The backlog's down, but not overwhelmingly so. That L-3 deal is big, obviously.
Jim Henry, CEO of Henry Bros. Electronics, commented, "While the revenue and net income that we generated during the first quarter was down slightly from last year's comparable period, bookings were in line with the prior year's quarter of $11.7 million and the proposal dollar volume doubled in the first quarter of 2009 versus the prior year. In addition, we have undertaken several reinvestment initiatives in the last several months including the expansion of our geographic footprint, an increase in sales staff, and the introduction of new products and services. Our management team and Board take pride in our ability to effectively anticipate and react accordingly to changes. This was true before the current recession when we curtailed spending and increased system efficiencies, and is true now as we increase staff to prepare for the anticipated project growth in our industry."
Well, if you invest in increasing your sales staff by almost 70 percent, I hope the bookings are at least flat and the proposals are almost doubled. Otherwise, you've just increased your people spend without getting anything in return. I'm not sure that's a good sign, even with the bad 1Q.
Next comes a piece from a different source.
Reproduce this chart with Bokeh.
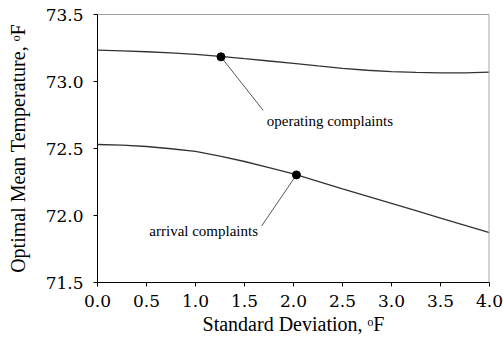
from bokeh.plotting import figure
from bokeh.models import Range1d, Span, Label, FixedTicker, PrintfTickFormatter, ColumnDataSource
from bokeh.embed import file_html
from bokeh.resources import INLINE

# Optimal mean temperature vs. standard deviation of the temperature
std_dev = [0.0, 0.25, 0.5, 0.75, 1.0, 1.25, 1.5, 1.75, 2.0,
           2.25, 2.5, 2.75, 3.0, 3.25, 3.5, 3.75, 4.0]
operating = [73.234, 73.229, 73.222, 73.213, 73.203, 73.188, 73.170, 73.153, 73.135,
             73.116, 73.098, 73.084, 73.074, 73.068, 73.064, 73.065, 73.070]
arrival = [72.530, 72.525, 72.515, 72.498, 72.478, 72.443, 72.403, 72.358, 72.311,
           72.255, 72.198, 72.144, 72.090, 72.036, 71.981, 71.927, 71.873]

# highlighted points on each curve
op_point = (1.26, 73.184)
ar_point = (2.03, 72.303)

x_ticks = [0.0, 0.5, 1.0, 1.5, 2.0, 2.5, 3.0, 3.5, 4.0]
y_ticks = [71.5, 72.0, 72.5, 73.0, 73.5]
x_lim = (0.0, 4.0)
y_lim = (71.5, 73.5)

FONT = "Liberation Serif"
TICK_FONT = "DejaVu Serif"

p = figure(width=503, height=347, output_backend="svg", toolbar_location=None,
           x_range=Range1d(*x_lim), y_range=Range1d(*y_lim),
           min_border_left=97, min_border_right=14, min_border_top=14, min_border_bottom=65)
p.outline_line_color = None
p.grid.visible = False
p.background_fill_color = "white"
p.border_fill_color = "white"

for ax in p.xaxis + p.yaxis:
    ax.axis_line_color = "black"
    ax.major_tick_line_color = "black"
    ax.major_tick_in = 0
    ax.major_tick_out = 4
    ax.minor_tick_line_color = None
    ax.major_label_text_font = TICK_FONT
    ax.major_label_text_font_size = "17px"
    ax.major_label_text_color = "black"
    ax.axis_label_text_font = FONT
    ax.axis_label_text_font_size = "20px"
    ax.axis_label_text_font_style = "normal"
    ax.axis_label_text_color = "black"
    ax.formatter = PrintfTickFormatter(format="%.1f")

p.xaxis.ticker = FixedTicker(ticks=x_ticks)
p.yaxis.ticker = FixedTicker(ticks=y_ticks)
p.xaxis.major_label_standoff = 8
p.yaxis.major_label_standoff = 10
p.xaxis.axis_label = "Standard Deviation, \u1d52F"
p.yaxis.axis_label = "Optimal Mean Temperature, \u1d52F"
p.xaxis.axis_label_standoff = 3
p.yaxis.axis_label_standoff = 14

# frame: dark top edge, light grey right edge
p.add_layout(Span(location=y_lim[1], dimension="width", line_color="#444444", line_width=1))
p.add_layout(Span(location=x_lim[1], dimension="height", line_color="#aaaaaa", line_width=2))

# curves
p.line(std_dev, operating, line_color="#333333", line_width=1.3)
p.line(std_dev, arrival, line_color="#333333", line_width=1.3)

# annotation leaders
op_text = (1.727, 72.702)
ar_text = (1.638, 71.886)
leaders = ColumnDataSource(dict(
    x0=[op_point[0], ar_point[0]], y0=[op_point[1], ar_point[1]],
    x1=[1.69, 1.676], y1=[72.785, 71.923]))
p.segment("x0", "y0", "x1", "y1", source=leaders, line_color="#555555", line_width=1)

p.scatter([op_point[0], ar_point[0]], [op_point[1], ar_point[1]],
          size=8, color="black")

p.add_layout(Label(x=op_text[0], y=op_text[1], text="operating complaints",
                   text_font=FONT, text_font_size="15px", text_color="black",
                   text_align="left", text_baseline="middle"))
p.add_layout(Label(x=ar_text[0], y=ar_text[1], text="arrival complaints",
                   text_font=FONT, text_font_size="15px", text_color="black",
                   text_align="right", text_baseline="middle"))

open("out.html", "w").write(file_html(p, INLINE))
Henry continued, "As the new administration prepares to increase spending in areas in which our company has cultivated a strong operational expertise, we have worked to ensure that we have the right regional teams in place to effectively compete for these large infrastructure projects. This increased push to capture a significant number of these jobs is against the backdrop of the very successful management of our TVCS project, which began in October 2008. We strongly believe that our continuing work with several large municipalities and government organizations, coupled with our strong performance with the TVCS project, puts us in a very good position to increase our capture rate of projects related to the integrated security needs of the government as they look to improve our nation's infrastructure. For these reasons we are reiterating our guidance for a 6% operating margin on consolidated revenue of $80 million in 2009".
That operating margin seems awful low to be sustainably profitable. I'm assuming that's taking into account the investments in people and geography and 2010 will be aiming higher.